- _Material provided_
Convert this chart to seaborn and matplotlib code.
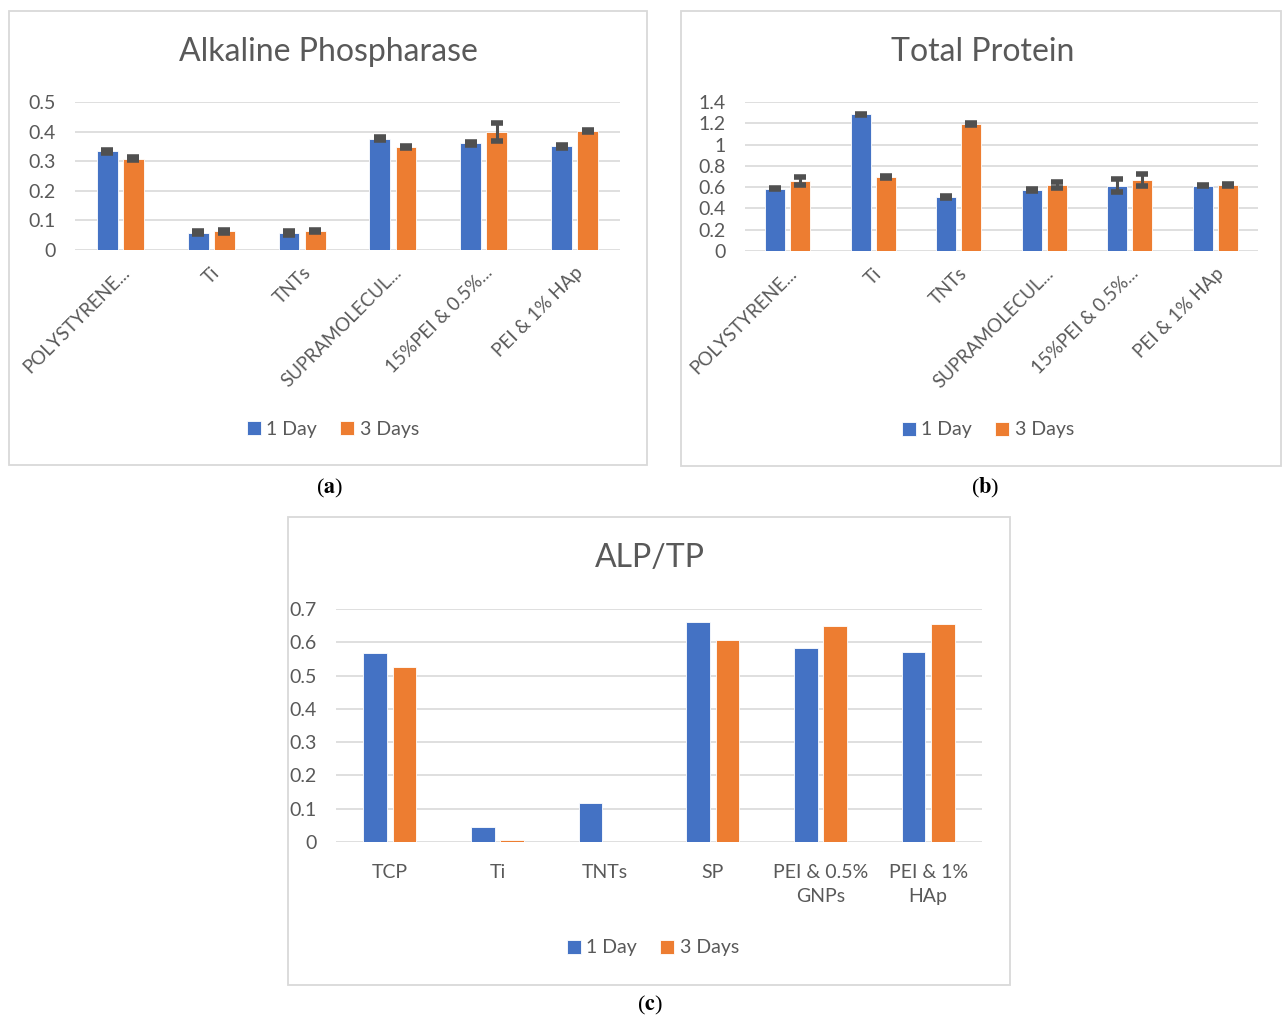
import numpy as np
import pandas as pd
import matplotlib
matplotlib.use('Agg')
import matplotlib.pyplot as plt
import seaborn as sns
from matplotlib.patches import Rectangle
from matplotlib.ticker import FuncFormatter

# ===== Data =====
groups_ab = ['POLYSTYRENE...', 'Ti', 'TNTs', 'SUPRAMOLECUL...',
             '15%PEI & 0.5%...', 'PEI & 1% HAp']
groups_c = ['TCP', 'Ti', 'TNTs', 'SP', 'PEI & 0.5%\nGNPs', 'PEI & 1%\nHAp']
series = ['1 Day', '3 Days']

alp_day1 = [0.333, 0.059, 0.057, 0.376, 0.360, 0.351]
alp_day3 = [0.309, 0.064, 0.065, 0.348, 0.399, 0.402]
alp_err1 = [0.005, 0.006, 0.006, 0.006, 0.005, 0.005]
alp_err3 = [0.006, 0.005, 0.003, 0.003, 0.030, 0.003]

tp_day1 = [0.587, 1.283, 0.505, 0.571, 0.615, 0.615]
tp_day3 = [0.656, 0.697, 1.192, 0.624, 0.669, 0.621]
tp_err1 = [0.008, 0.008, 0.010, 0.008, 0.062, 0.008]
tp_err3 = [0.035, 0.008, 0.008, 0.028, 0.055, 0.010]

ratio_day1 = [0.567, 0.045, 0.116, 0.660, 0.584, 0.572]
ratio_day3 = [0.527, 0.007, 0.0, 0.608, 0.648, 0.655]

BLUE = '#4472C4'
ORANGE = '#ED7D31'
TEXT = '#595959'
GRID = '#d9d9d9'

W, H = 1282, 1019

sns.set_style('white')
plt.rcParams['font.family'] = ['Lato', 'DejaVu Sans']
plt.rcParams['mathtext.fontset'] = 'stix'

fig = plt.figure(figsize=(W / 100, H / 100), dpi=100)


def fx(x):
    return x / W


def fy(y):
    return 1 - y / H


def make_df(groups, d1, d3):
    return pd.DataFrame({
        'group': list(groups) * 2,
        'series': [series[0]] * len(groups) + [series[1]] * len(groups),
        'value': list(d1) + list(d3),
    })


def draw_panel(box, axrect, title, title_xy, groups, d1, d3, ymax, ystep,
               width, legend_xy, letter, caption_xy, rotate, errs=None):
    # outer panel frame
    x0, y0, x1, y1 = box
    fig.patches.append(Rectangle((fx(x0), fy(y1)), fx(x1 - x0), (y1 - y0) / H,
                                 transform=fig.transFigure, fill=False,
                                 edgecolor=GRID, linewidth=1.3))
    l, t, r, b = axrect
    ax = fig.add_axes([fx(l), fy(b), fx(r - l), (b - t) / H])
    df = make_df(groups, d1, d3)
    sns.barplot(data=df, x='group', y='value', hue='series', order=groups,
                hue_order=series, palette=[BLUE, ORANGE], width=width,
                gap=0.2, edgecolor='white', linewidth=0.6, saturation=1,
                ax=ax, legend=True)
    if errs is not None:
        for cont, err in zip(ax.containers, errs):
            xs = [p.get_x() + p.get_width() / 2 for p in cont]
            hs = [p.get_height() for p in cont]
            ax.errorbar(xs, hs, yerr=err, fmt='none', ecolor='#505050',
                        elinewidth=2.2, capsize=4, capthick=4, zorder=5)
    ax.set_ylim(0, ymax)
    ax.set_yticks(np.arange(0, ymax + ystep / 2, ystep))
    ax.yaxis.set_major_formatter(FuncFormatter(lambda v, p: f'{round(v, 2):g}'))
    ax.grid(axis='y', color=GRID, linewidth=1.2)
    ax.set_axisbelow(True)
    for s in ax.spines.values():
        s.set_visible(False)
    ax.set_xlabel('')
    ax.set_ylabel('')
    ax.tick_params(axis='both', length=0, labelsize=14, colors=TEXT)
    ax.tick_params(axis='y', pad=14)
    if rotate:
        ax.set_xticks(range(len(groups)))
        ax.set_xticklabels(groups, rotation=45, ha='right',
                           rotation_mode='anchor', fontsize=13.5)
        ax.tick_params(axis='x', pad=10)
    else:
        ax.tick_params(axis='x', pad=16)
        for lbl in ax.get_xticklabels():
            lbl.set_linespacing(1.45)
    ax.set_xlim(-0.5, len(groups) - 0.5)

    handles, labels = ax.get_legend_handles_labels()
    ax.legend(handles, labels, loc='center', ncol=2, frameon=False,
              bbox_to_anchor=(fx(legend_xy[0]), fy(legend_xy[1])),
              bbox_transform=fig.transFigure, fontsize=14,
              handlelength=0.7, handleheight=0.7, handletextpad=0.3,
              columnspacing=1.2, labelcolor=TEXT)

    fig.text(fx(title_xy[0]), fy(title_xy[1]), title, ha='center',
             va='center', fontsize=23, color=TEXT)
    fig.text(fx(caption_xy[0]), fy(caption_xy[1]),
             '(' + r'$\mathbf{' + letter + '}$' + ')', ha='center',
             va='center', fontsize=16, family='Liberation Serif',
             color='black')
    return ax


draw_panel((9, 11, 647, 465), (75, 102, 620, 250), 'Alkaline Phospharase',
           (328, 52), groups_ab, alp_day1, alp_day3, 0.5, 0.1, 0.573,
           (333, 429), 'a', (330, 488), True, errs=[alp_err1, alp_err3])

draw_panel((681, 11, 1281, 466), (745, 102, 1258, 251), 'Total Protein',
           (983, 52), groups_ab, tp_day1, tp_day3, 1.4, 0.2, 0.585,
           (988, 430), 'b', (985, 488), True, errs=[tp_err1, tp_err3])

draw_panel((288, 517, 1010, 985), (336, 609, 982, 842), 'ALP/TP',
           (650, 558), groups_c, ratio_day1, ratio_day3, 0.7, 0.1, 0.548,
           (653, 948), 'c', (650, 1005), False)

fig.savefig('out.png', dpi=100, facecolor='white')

- _Requirements_
Make an exact copy of the data above, pictures excluded.

- _Output of the task_
Convert this chart to seaborn and matplotlib code.
import numpy as np
import pandas as pd
import matplotlib
matplotlib.use('Agg')
import matplotlib.pyplot as plt
import seaborn as sns
from matplotlib.patches import Rectangle
from matplotlib.ticker import FuncFormatter

# ===== Data =====
groups_ab = ['POLYSTYRENE...', 'Ti', 'TNTs', 'SUPRAMOLECUL...',
             '15%PEI & 0.5%...', 'PEI & 1% HAp']
groups_c = ['TCP', 'Ti', 'TNTs', 'SP', 'PEI & 0.5%\nGNPs', 'PEI & 1%\nHAp']
series = ['1 Day', '3 Days']

alp_day1 = [0.333, 0.059, 0.057, 0.376, 0.360, 0.351]
alp_day3 = [0.309, 0.064, 0.065, 0.348, 0.399, 0.402]
alp_err1 = [0.005, 0.006, 0.006, 0.006, 0.005, 0.005]
alp_err3 = [0.006, 0.005, 0.003, 0.003, 0.030, 0.003]

tp_day1 = [0.587, 1.283, 0.505, 0.571, 0.615, 0.615]
tp_day3 = [0.656, 0.697, 1.192, 0.624, 0.669, 0.621]
tp_err1 = [0.008, 0.008, 0.010, 0.008, 0.062, 0.008]
tp_err3 = [0.035, 0.008, 0.008, 0.028, 0.055, 0.010]

ratio_day1 = [0.567, 0.045, 0.116, 0.660, 0.584, 0.572]
ratio_day3 = [0.527, 0.007, 0.0, 0.608, 0.648, 0.655]

BLUE = '#4472C4'
ORANGE = '#ED7D31'
TEXT = '#595959'
GRID = '#d9d9d9'

W, H = 1282, 1019

sns.set_style('white')
plt.rcParams['font.family'] = ['Lato', 'DejaVu Sans']
plt.rcParams['mathtext.fontset'] = 'stix'

fig = plt.figure(figsize=(W / 100, H / 100), dpi=100)


def fx(x):
    return x / W


def fy(y):
    return 1 - y / H


def make_df(groups, d1, d3):
    return pd.DataFrame({
        'group': list(groups) * 2,
        'series': [series[0]] * len(groups) + [series[1]] * len(groups),
        'value': list(d1) + list(d3),
    })


def draw_panel(box, axrect, title, title_xy, groups, d1, d3, ymax, ystep,
               width, legend_xy, letter, caption_xy, rotate, errs=None):
    # outer panel frame
    x0, y0, x1, y1 = box
    fig.patches.append(Rectangle((fx(x0), fy(y1)), fx(x1 - x0), (y1 - y0) / H,
                                 transform=fig.transFigure, fill=False,
                                 edgecolor=GRID, linewidth=1.3))
    l, t, r, b = axrect
    ax = fig.add_axes([fx(l), fy(b), fx(r - l), (b - t) / H])
    df = make_df(groups, d1, d3)
    sns.barplot(data=df, x='group', y='value', hue='series', order=groups,
                hue_order=series, palette=[BLUE, ORANGE], width=width,
                gap=0.2, edgecolor='white', linewidth=0.6, saturation=1,
                ax=ax, legend=True)
    if errs is not None:
        for cont, err in zip(ax.containers, errs):
            xs = [p.get_x() + p.get_width() / 2 for p in cont]
            hs = [p.get_height() for p in cont]
            ax.errorbar(xs, hs, yerr=err, fmt='none', ecolor='#505050',
                        elinewidth=2.2, capsize=4, capthick=4, zorder=5)
    ax.set_ylim(0, ymax)
    ax.set_yticks(np.arange(0, ymax + ystep / 2, ystep))
    ax.yaxis.set_major_formatter(FuncFormatter(lambda v, p: f'{round(v, 2):g}'))
    ax.grid(axis='y', color=GRID, linewidth=1.2)
    ax.set_axisbelow(True)
    for s in ax.spines.values():
        s.set_visible(False)
    ax.set_xlabel('')
    ax.set_ylabel('')
    ax.tick_params(axis='both', length=0, labelsize=14, colors=TEXT)
    ax.tick_params(axis='y', pad=14)
    if rotate:
        ax.set_xticks(range(len(groups)))
        ax.set_xticklabels(groups, rotation=45, ha='right',
                           rotation_mode='anchor', fontsize=13.5)
        ax.tick_params(axis='x', pad=10)
    else:
        ax.tick_params(axis='x', pad=16)
        for lbl in ax.get_xticklabels():
            lbl.set_linespacing(1.45)
    ax.set_xlim(-0.5, len(groups) - 0.5)

    handles, labels = ax.get_legend_handles_labels()
    ax.legend(handles, labels, loc='center', ncol=2, frameon=False,
              bbox_to_anchor=(fx(legend_xy[0]), fy(legend_xy[1])),
              bbox_transform=fig.transFigure, fontsize=14,
              handlelength=0.7, handleheight=0.7, handletextpad=0.3,
              columnspacing=1.2, labelcolor=TEXT)

    fig.text(fx(title_xy[0]), fy(title_xy[1]), title, ha='center',
             va='center', fontsize=23, color=TEXT)
    fig.text(fx(caption_xy[0]), fy(caption_xy[1]),
             '(' + r'$\mathbf{' + letter + '}$' + ')', ha='center',
             va='center', fontsize=16, family='Liberation Serif',
             color='black')
    return ax


draw_panel((9, 11, 647, 465), (75, 102, 620, 250), 'Alkaline Phospharase',
           (328, 52), groups_ab, alp_day1, alp_day3, 0.5, 0.1, 0.573,
           (333, 429), 'a', (330, 488), True, errs=[alp_err1, alp_err3])

draw_panel((681, 11, 1281, 466), (745, 102, 1258, 251), 'Total Protein',
           (983, 52), groups_ab, tp_day1, tp_day3, 1.4, 0.2, 0.585,
           (988, 430), 'b', (985, 488), True, errs=[tp_err1, tp_err3])

draw_panel((288, 517, 1010, 985), (336, 609, 982, 842), 'ALP/TP',
           (650, 558), groups_c, ratio_day1, ratio_day3, 0.7, 0.1, 0.548,
           (653, 948), 'c', (650, 1005), False)

fig.savefig('out.png', dpi=100, facecolor='white')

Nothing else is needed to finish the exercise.